Here is a game played between two players, player 1 and player 2. There are two piles of cash, 4 and 1, on the table. Player 1 starts the game and has a chance to stop the game by taking four or the pass to the next player. In the next round, before player 2 starts, each stack of money is doubled, i.e. they become 8 and 2. Player 2 now has the chance to take a pile and stop or pass it back to player 1. The game continues for a maximum of six rounds.
Best strategy
To find the best strategy, we need to start from the end and move backwards. As you can see, the last chance is with player 2, and she has the option to end the game by taking 128 or else the other player will get 256, leaving 64 for her to take.
Since player 1 knows that player 2 will stop the game in the sixth round, he would like to end in round five, taking 64 and avoiding the 32 if the game moved to another.

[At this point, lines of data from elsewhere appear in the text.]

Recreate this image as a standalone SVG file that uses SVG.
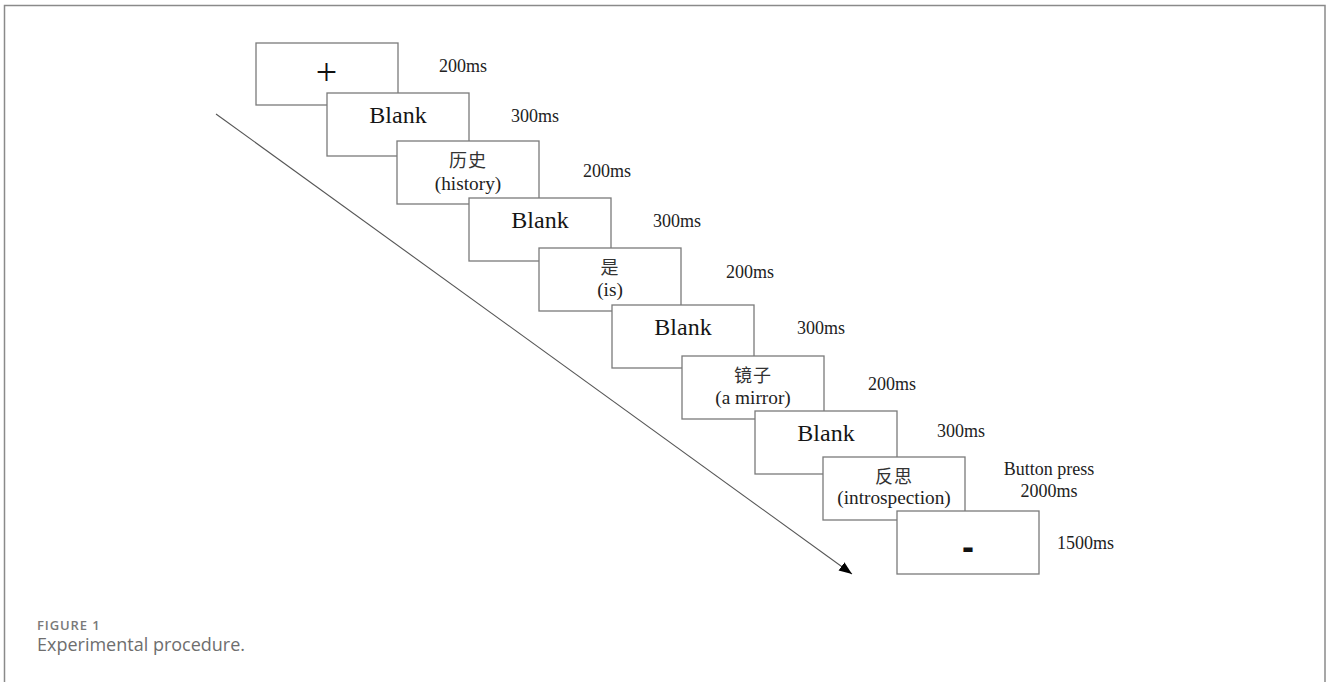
<svg xmlns="http://www.w3.org/2000/svg" width="1328" height="682" viewBox="0 0 1328 682">
<style>
.box{fill:#fff;stroke:#7a7a7a;stroke-width:1.3}
.blank{font-family:"Liberation Serif",serif;font-size:24px;fill:#151515;text-anchor:middle}
.cjk{font-family:"Liberation Serif","Noto Sans CJK SC",serif;font-size:18px;fill:#333;text-anchor:middle;letter-spacing:1px}
.en{font-family:"Liberation Serif",serif;font-size:19.3px;fill:#222;text-anchor:middle}
.lab{font-family:"Liberation Serif",serif;font-size:18px;fill:#222}
.frame{fill:none;stroke:#8a8a8a;stroke-width:1.5}
.cap1{font-family:"Open Sans",sans-serif;font-size:13px;font-weight:600;fill:#7a7a7a;letter-spacing:0.9px}
.cap2{font-family:"Open Sans",sans-serif;font-size:18px;fill:#6e6e6e}
</style>
<defs>
<marker id="ah" markerUnits="userSpaceOnUse" markerWidth="15" markerHeight="12" refX="13" refY="5" orient="auto">
<path d="M0,0 L13,5 L0,10 z" fill="#000"/>
</marker>
</defs>
<rect class="frame" x="4.5" y="5.5" width="1320.5" height="690"/>
<g id="connectors">
<line x1="216" y1="114" x2="852" y2="574" stroke="#555" stroke-width="1.1" marker-end="url(#ah)"/>
</g>
<g id="n1"><rect class="box" x="256" y="43" width="142" height="62"/><text x="326.5" y="85" style="font-family:'Liberation Serif',serif;font-size:38px;fill:#111;text-anchor:middle">+</text></g>
<g id="n2"><rect class="box" x="327" y="93" width="142" height="63"/><text class="blank" x="398" y="123">Blank</text></g>
<g id="n3"><rect class="box" x="397" y="141" width="142" height="63"/><text class="cjk" x="468" y="166.5">历史</text><text class="en" x="468" y="190">(history)</text></g>
<g id="n4"><rect class="box" x="469" y="198" width="142" height="63"/><text class="blank" x="540" y="228">Blank</text></g>
<g id="n5"><rect class="box" x="539" y="248" width="142" height="63"/><text class="cjk" x="610" y="273.5">是</text><text class="en" x="610" y="296">(is)</text></g>
<g id="n6"><rect class="box" x="612" y="305" width="142" height="63"/><text class="blank" x="683" y="335">Blank</text></g>
<g id="n7"><rect class="box" x="682" y="356" width="142" height="63"/><text class="cjk" x="753" y="381.5">镜子</text><text class="en" x="753" y="404">(a mirror)</text></g>
<g id="n8"><rect class="box" x="755" y="411" width="142" height="63"/><text class="blank" x="826" y="441">Blank</text></g>
<g id="n9"><rect class="box" x="823" y="457" width="142" height="63"/><text class="cjk" x="894" y="482.5">反思</text><text class="en" x="894" y="504">(introspection)</text></g>
<g id="n10"><rect class="box" x="897" y="511" width="142" height="63"/><text x="968" y="559" style="font-family:'Liberation Sans',sans-serif;font-weight:bold;font-size:36px;fill:#111;text-anchor:middle">-</text></g>
<g id="labels">
<text class="lab" x="439" y="72">200ms</text>
<text class="lab" x="511" y="121.5">300ms</text>
<text class="lab" x="583" y="176.5">200ms</text>
<text class="lab" x="653" y="227">300ms</text>
<text class="lab" x="726" y="278">200ms</text>
<text class="lab" x="797" y="334">300ms</text>
<text class="lab" x="868" y="390">200ms</text>
<text class="lab" x="937" y="437">300ms</text>
<text class="lab" x="1049" y="475" text-anchor="middle">Button press</text>
<text class="lab" x="1049" y="497" text-anchor="middle">2000ms</text>
<text class="lab" x="1057" y="549">1500ms</text>
</g>
<g id="caption">
<text class="cap1" x="37" y="630">FIGURE 1</text>
<text class="cap2" x="37" y="651">Experimental procedure.</text>
</g>
</svg>
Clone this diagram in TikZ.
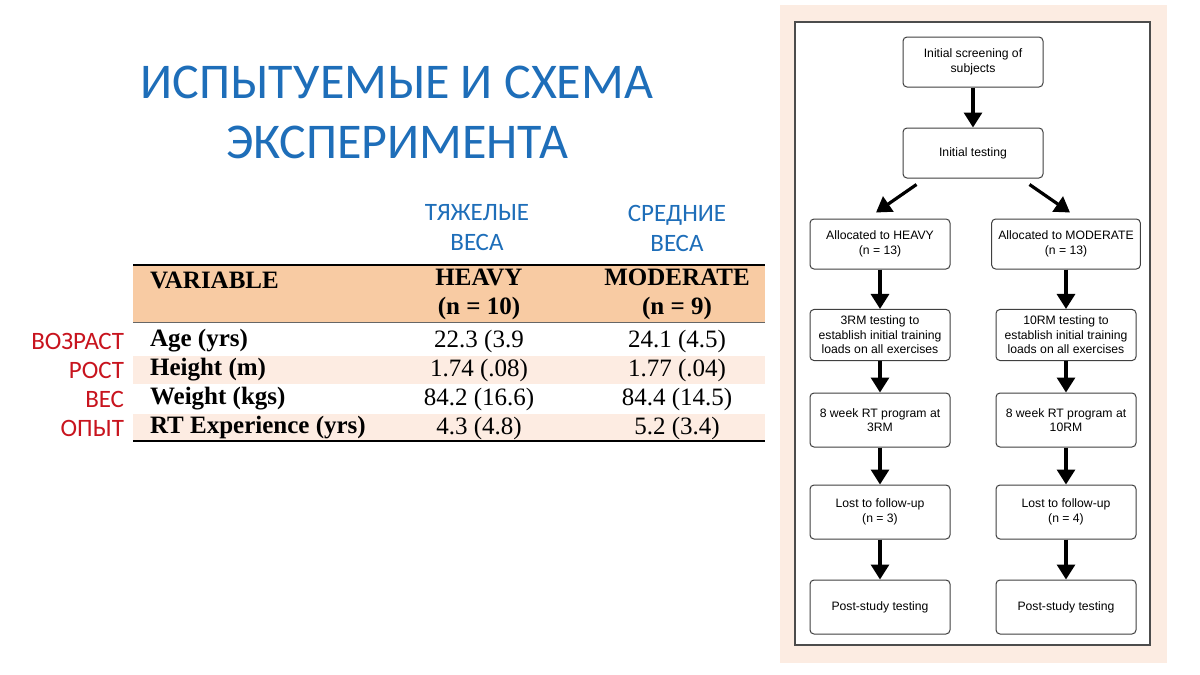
\documentclass[tikz,border=0pt]{standalone}
\usepackage{fontspec}
\setmainfont{Liberation Serif}
\newfontfamily\calfnt{Carlito}
\newfontfamily\arsfnt{Liberation Sans}
\usetikzlibrary{arrows.meta}
\definecolor{ttl}{RGB}{30,110,185}
\definecolor{hdr}{RGB}{248,203,163}
\definecolor{rowc}{RGB}{253,236,226}
\definecolor{panel}{RGB}{252,236,226}
\definecolor{lbl}{RGB}{200,20,30}
\begin{document}
\begin{tikzpicture}[x=0.5pt,y=-0.5pt,
 box/.style={draw=black!75,rounded corners=2pt,line width=0.5pt,minimum width=70pt,minimum height=25pt,align=center,font=\arsfnt\fontsize{6.1}{7.2}\selectfont,fill=white},
 arr/.style={-{Triangle[length=7.5pt,width=9pt]},line width=1.6pt},
 tv/.style={font=\fontsize{12.5}{14}\selectfont},
 tb/.style={font=\bfseries\fontsize{12.5}{14.5}\selectfont},
 rl/.style={font=\calfnt\fontsize{12.5}{14}\selectfont,text=lbl,anchor=east},
 bl/.style={font=\calfnt\fontsize{12.5}{15}\selectfont,text=ttl,align=center}]
\useasboundingbox[fill=white] (0,0) rectangle (1200,675);
% title
\node[font=\calfnt\fontsize{25}{30}\selectfont,text=ttl,align=center] (title) at (397,112) {ИСПЫТУЕМЫЕ И СХЕМА\\ЭКСПЕРИМЕНТА};
% table
\node[bl] (bh) at (477,228) {ТЯЖЕЛЫЕ\\ВЕСА};
\node[bl] (bm) at (677,228) {СРЕДНИЕ\\ВЕСА};
\fill[hdr] (133,265) rectangle (765,322);
\fill[rowc] (133,356) rectangle (765,384);
\fill[rowc] (133,414) rectangle (765,441);
\draw[line width=1.3pt] (133,265) -- (765,265);
\draw[line width=0.4pt,black!60] (133,322) -- (765,322);
\draw[line width=0.6pt] (133,441) -- (765,441);
\node[tb,anchor=west] (hv) at (143,280) {VARIABLE};
\node[tb,align=center] (hh) at (479,294) {HEAVY\\(n = 10)};
\node[tb,align=center] (hm) at (677,294) {MODERATE\\(n = 9)};
\foreach \y/\v/\a/\b/\r [count=\i] in {341/Age (yrs)/22.3 (3.9/24.1 (4.5)/ВОЗРАСТ,370/Height (m)/1.74 (.08)/1.77 (.04)/РОСТ,399/Weight (kgs)/84.2 (16.6)/84.4 (14.5)/ВЕС,428/RT Experience (yrs)/4.3 (4.8)/5.2 (3.4)/ОПЫТ}{
 \node[tb,anchor=west] (v\i) at (143,\y) {\v};
 \node[tv] (a\i) at (479,\y) {\a};
 \node[tv] (b\i) at (677,\y) {\b};
 \node[rl] (r\i) at (131,\y) {\r};
}
% panel
\fill[panel] (780,5) rectangle (1167,663);
\draw[fill=white,draw=black!70,line width=0.6pt] (795,22) rectangle (1150,645);
\node[box] (s) at (973,62) {Initial screening of\\subjects};
\node[box] (t) at (973,153) {Initial testing};
\node[box] (h1) at (880,244) {Allocated to HEAVY\\(n = 13)};
\node[box] (m1) at (1066,244) {Allocated to MODERATE\\(n = 13)};
\node[box] (h2) at (880,335) {3RM testing to\\establish initial training\\loads on all exercises};
\node[box] (m2) at (1066,335) {10RM testing to\\establish initial training\\loads on all exercises};
\node[box,minimum height=27pt] (h3) at (880,420) {8 week RT program at\\3RM};
\node[box,minimum height=27pt] (m3) at (1066,420) {8 week RT program at\\10RM};
\node[box,minimum height=27pt] (h4) at (880,512) {Lost to follow-up\\(n = 3)};
\node[box,minimum height=27pt] (m4) at (1066,512) {Lost to follow-up\\(n = 4)};
\node[box,minimum height=27pt] (h5) at (880,607) {Post-study testing};
\node[box,minimum height=27pt] (m5) at (1066,607) {Post-study testing};
\draw[arr] (s) -- (t);
\draw[arr] ([xshift=7pt,yshift=-3pt]t.south west) -- ([xshift=-2pt,yshift=3pt]h1.north);
\draw[arr] ([xshift=-7pt,yshift=-3pt]t.south east) -- ([xshift=2pt,yshift=3pt]m1.north);
\foreach \p in {h,m}{
 \draw[arr] (\p1) -- (\p2); \draw[arr] (\p2) -- (\p3); \draw[arr] (\p3) -- (\p4); \draw[arr] (\p4) -- (\p5);
}
\end{tikzpicture}
\end{document}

Player 2, who understands that there is an incentive to be the player who stops the game, can decide to stop earlier at fourth, and so on. So by applying backward induction, the rational player comes to the Nash equilibrium and controls the game in the first round, pocketing 4!
Irrationals earn more
On the other hand, player 1 passes the first round, signalling cooperation to the other player. Player 2 may interpret the call and let the game to the second round, trusting to bag the ultimate prize of 265. Here onwards, even if one of them decides to end the game, which is a bit of a letdown to the other, both players are better off than the original Nash equilibrium of 4.